> _Written task_
Reproduce verbatim the lines up to and including the one with "80, 90, 100];", starting from the first.
===== Information supplied
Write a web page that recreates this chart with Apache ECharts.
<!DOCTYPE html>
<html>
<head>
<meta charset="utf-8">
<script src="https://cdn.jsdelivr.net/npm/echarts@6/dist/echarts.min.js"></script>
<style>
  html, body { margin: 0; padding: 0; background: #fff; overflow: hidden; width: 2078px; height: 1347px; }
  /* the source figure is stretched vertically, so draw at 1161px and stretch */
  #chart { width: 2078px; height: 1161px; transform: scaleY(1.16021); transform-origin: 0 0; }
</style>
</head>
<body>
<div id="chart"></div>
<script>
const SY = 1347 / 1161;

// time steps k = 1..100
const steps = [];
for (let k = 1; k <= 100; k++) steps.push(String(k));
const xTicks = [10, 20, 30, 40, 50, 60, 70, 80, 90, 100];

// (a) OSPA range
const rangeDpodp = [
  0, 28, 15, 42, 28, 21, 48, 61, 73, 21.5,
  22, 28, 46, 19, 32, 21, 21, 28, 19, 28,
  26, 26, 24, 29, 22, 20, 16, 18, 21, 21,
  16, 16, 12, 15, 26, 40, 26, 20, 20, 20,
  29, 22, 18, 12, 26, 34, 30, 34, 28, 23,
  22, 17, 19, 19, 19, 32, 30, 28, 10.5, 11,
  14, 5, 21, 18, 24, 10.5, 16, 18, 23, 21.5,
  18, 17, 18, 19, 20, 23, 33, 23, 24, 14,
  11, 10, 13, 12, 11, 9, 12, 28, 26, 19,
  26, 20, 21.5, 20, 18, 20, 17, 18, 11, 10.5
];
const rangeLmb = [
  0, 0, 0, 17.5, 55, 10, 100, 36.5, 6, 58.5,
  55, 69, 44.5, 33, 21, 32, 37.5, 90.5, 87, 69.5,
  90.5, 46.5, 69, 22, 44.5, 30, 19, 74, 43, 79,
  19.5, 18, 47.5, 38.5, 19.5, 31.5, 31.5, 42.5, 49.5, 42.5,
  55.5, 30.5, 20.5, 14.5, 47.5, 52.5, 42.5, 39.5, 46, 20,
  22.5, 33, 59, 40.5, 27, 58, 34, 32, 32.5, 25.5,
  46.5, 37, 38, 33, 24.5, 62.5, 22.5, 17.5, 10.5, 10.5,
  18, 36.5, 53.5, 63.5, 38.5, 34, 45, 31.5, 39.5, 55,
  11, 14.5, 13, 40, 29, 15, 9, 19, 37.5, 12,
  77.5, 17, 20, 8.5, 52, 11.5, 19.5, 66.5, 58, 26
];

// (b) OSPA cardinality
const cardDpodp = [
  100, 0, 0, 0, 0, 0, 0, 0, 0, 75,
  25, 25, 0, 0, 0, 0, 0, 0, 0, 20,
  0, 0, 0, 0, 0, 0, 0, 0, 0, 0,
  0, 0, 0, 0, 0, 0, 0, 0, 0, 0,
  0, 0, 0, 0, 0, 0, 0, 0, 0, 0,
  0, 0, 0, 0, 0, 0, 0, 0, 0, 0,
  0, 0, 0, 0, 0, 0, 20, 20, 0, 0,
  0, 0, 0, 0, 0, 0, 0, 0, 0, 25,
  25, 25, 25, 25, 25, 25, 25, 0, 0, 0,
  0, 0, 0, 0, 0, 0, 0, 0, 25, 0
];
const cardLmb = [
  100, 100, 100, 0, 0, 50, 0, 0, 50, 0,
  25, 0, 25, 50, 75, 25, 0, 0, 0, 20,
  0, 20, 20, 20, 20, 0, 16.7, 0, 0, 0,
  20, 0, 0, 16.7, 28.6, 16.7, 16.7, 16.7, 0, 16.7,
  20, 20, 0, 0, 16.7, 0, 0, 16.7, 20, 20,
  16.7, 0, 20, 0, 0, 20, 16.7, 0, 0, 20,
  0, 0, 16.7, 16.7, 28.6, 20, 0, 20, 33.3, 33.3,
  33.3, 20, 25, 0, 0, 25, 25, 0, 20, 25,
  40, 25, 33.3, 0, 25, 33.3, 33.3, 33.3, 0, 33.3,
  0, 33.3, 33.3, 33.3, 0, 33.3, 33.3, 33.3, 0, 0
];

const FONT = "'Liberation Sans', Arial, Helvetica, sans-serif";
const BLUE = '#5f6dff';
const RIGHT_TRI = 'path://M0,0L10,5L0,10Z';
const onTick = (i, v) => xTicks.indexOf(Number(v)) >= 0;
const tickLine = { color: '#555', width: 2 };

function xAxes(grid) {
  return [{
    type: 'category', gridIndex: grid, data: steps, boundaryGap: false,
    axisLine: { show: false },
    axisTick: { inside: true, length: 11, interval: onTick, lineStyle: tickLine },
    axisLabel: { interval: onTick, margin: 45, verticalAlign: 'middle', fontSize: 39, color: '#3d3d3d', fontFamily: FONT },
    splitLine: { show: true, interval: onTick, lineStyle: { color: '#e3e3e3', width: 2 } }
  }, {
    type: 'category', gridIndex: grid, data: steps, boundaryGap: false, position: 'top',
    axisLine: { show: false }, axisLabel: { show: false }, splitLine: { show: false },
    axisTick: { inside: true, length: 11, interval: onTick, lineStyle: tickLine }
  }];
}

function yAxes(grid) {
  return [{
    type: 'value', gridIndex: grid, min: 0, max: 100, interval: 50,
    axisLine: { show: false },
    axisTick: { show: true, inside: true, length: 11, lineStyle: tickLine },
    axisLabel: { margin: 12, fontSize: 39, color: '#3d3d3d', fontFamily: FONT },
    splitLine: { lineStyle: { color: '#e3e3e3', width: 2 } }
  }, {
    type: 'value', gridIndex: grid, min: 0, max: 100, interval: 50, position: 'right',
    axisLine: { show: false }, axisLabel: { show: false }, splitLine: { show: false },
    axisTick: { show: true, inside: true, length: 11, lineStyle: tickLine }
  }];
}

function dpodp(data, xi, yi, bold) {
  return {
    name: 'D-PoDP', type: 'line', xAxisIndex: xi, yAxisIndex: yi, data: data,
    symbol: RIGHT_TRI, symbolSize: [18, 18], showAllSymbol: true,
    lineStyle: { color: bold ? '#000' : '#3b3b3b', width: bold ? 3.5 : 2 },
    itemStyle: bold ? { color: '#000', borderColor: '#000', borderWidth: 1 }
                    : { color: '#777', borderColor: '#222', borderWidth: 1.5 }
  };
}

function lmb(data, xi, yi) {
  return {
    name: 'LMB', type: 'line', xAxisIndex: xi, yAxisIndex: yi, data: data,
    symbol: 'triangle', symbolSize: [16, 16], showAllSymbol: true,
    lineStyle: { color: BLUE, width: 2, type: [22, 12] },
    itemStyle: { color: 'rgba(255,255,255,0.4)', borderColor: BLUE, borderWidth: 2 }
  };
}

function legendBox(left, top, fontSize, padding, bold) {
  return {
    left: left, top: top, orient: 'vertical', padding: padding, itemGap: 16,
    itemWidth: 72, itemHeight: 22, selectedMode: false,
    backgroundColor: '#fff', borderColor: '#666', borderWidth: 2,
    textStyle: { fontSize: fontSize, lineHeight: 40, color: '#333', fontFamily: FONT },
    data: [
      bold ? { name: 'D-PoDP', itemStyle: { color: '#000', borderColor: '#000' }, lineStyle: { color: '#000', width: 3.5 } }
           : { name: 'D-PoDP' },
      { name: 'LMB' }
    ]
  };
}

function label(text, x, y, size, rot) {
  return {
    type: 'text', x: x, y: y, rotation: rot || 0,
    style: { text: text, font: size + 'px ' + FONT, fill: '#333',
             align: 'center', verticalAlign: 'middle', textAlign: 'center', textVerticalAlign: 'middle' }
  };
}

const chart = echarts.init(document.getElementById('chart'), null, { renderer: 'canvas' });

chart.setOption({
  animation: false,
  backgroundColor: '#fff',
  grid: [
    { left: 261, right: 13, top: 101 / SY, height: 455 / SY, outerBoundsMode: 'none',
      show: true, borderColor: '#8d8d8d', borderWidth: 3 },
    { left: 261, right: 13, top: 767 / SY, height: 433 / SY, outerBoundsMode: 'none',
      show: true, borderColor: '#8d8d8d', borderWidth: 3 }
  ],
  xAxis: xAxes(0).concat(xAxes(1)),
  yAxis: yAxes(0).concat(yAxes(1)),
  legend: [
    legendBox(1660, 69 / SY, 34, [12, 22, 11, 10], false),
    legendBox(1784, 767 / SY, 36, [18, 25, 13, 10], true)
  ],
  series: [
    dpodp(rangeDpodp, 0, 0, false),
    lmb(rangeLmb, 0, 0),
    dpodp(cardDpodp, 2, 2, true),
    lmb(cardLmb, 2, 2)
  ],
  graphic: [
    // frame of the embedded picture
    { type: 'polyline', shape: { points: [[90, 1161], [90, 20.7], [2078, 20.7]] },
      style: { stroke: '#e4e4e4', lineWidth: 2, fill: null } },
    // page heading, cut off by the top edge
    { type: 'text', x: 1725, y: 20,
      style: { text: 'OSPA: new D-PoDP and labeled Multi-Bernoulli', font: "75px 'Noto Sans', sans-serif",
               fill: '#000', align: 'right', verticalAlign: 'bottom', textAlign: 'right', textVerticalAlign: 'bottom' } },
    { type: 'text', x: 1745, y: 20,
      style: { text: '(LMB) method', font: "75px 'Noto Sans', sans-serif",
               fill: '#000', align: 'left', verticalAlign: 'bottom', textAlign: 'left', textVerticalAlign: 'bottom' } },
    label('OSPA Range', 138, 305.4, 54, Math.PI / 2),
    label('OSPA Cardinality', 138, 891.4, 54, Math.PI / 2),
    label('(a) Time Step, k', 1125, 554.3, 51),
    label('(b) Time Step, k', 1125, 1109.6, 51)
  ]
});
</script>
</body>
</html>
==========
> _Correct response_
Write a web page that recreates this chart with Apache ECharts.
<!DOCTYPE html>
<html>
<head>
<meta charset="utf-8">
<script src="https://cdn.jsdelivr.net/npm/echarts@6/dist/echarts.min.js"></script>
<style>
  html, body { margin: 0; padding: 0; background: #fff; overflow: hidden; width: 2078px; height: 1347px; }
  /* the source figure is stretched vertically, so draw at 1161px and stretch */
  #chart { width: 2078px; height: 1161px; transform: scaleY(1.16021); transform-origin: 0 0; }
</style>
</head>
<body>
<div id="chart"></div>
<script>
const SY = 1347 / 1161;

// time steps k = 1..100
const steps = [];
for (let k = 1; k <= 100; k++) steps.push(String(k));
const xTicks = [10, 20, 30, 40, 50, 60, 70, 80, 90, 100];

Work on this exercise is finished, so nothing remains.